Не бросивши векам ни мысли плодовитой,
Ни гением начатого труда…
Они просто беспокойно метались. Они переживали то переходное состояние духа, в котором для человека все старое разрушено, а нового еще нет, в котором есть только возможность чего-то действительного в будущем и совершенный призрак в настоящем. Тут возникает то, что на простом языке называется и хандрой, и ипохондрией, и мнительностью, и самомнением – названия, далеко не выражающие сущности явления, – и что на языке философском определяется как рефлексия. В этом состоянии человек как бы распадается на два человека, из которых один живет, а другой наблюдает за ним и судит о нем. Тут нет полноты ни в каком чувстве, ни в какой мысли, ни в каком действии: как только зародится в человеке какое-нибудь чувство, намерение, действие, тотчас какой-то скрытый в нем самом враг начинает подсматривать, анализировать, исследовать, верна ли, истинна ли эта мысль, действительно ли чувство, законно ли намерение и какова их цель, – и благоуханный цвет чувства блекнет, не распустившись, мысль дробится в бесконечном, как солнечный луч в граненом хрустале, рука, поднятая для действия, как окаменелая, останавливается на взмахе и не ударяет. Ужасное состояние… Оно закончилось, как выше замечено, в сороковых годах, с переездом Белинского в Петербург, с образованием кружка Герцена, Грановского и других, с появлением романов Жорж Санд. Идея, повторяю, определилась и, если можно так выразиться, «вочеловечилась». Отчего, например, так понравилась Жорж Санд? «А потому, – отвечает Белинский, – что для нее не существуют ни аристократы, ни плебеи; для нее существует только человек, и она находит человека во всех сословиях, во всех слоях общества, любит его, сострадает ему, гордится им и плачет за него…» Повеяло любовью, человечностью, и с отвлеченной высоты немецкой идеалистической философии русская передовая мысль спрыгнула в действительность.
Это был страшный прыжок, прыжок гиганта. Надо удивляться здоровью, силе, живучести тех, кто рискнул на него и уцелел. А рискнули и уцелели многие: между ними первые Белинский и Герцен.
Изменилось все – настроение, взгляд. К земле притянули самое искусство и постарались привязать к ней крепким узлом. Когда-то знаменитый стих Пушкина, обращенный к поэту:
казался уже смешным.
«Дух нашего времени таков, – читаем мы в статье 1843 года, – что величайшая творческая сила может только изумить на время, если она ограничивается „птичьим пением“, создает себе свой мир, не имеющий ничего общего с философскою и историческою действительностью современности, если она воображает, что земля недостойна ее, что ее место на облаках, что мирские страдания и надежды не должны смущать ее таинственных сновидений и поэтических созерцаний! Свобода творчества легко согласуется со служением современности: для этого не нужно принуждать себя писать на темы, насиловать фантазию; для этого нужно только быть гражданином, сыном своего отечества, своей эпохи, усвоить себе его интересы, слить свои стремления с его стремлениями; для этого нужна симпатия, любовь, здоровое практическое чувство истины, которое не отделяет убеждений от дела, сочинения от жизни».
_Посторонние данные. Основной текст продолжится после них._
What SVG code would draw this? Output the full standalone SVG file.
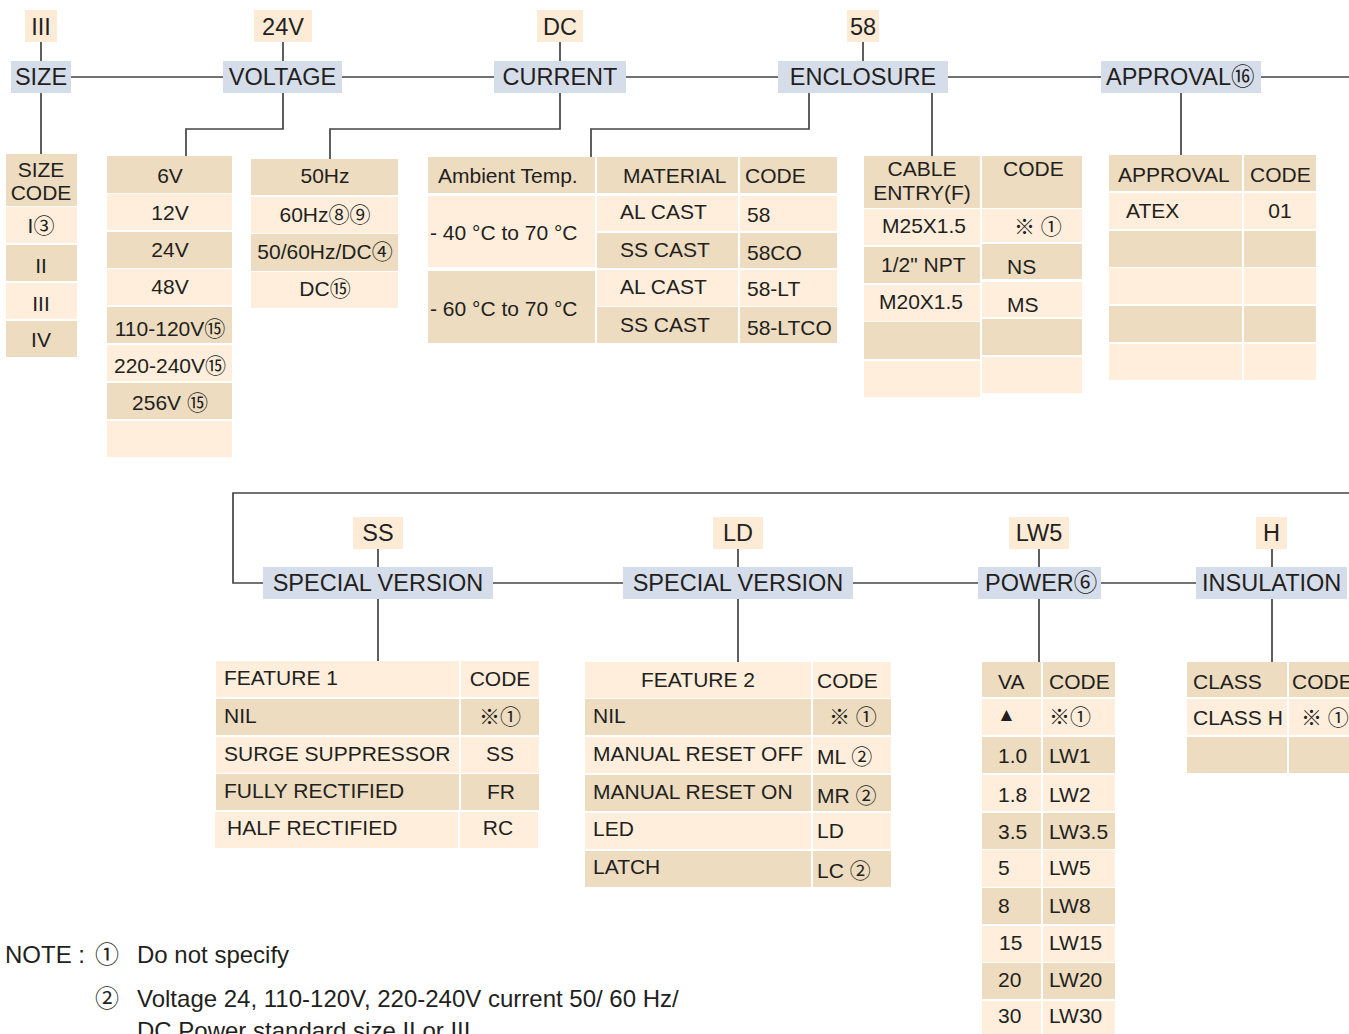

Таких мыслей не было в тридцатые годы. Тогда они показались бы смешными, странными, ненужными. Печорин презрительно усмехнулся бы, слушая их, хотя, несомненно, только в них было его спасение: они принесли бы неизмеримо больше пользы его усталой, надломленной душе, чем все поездки в Персию, чем все романы с Бэлами, Мери и так далее.
Умственные интересы изменились не менее резко. Оказалось уже недостаточным знать Гегеля или Шеллинга или цитировать наизусть Фейербаха. Впервые появляется преклонение перед естествознанием, и Герцен пишет свои «Письма об изучении природы». В петербургских журналах стали помещать статьи по вопросам политической экономии, естественнонаучные обозрения, описания новых эстетических теорий, и в то же время впервые была разъяснена русской публике позитивная философия Конта. Движение с каждым годом проникало и вдаль, и вглубь, но странно: несмотря на политико-экономические и естественнонаучные формулы, в которые оно облеклось, источником его было сердце. Что называется не осушив пера, Герцен после «Писем» принимается за «Сороку-воровку» – этот резкий памфлет против крепостничества; вскоре затем появляются первые очерки «Записок охотника» Тургенева, удивительно соответствовавшая духу времени повесть Григоровича «Антон-Горемыка». С этой минуты на знамени русской мысли красуется крупно и отчетливо написанное слово: «народничество».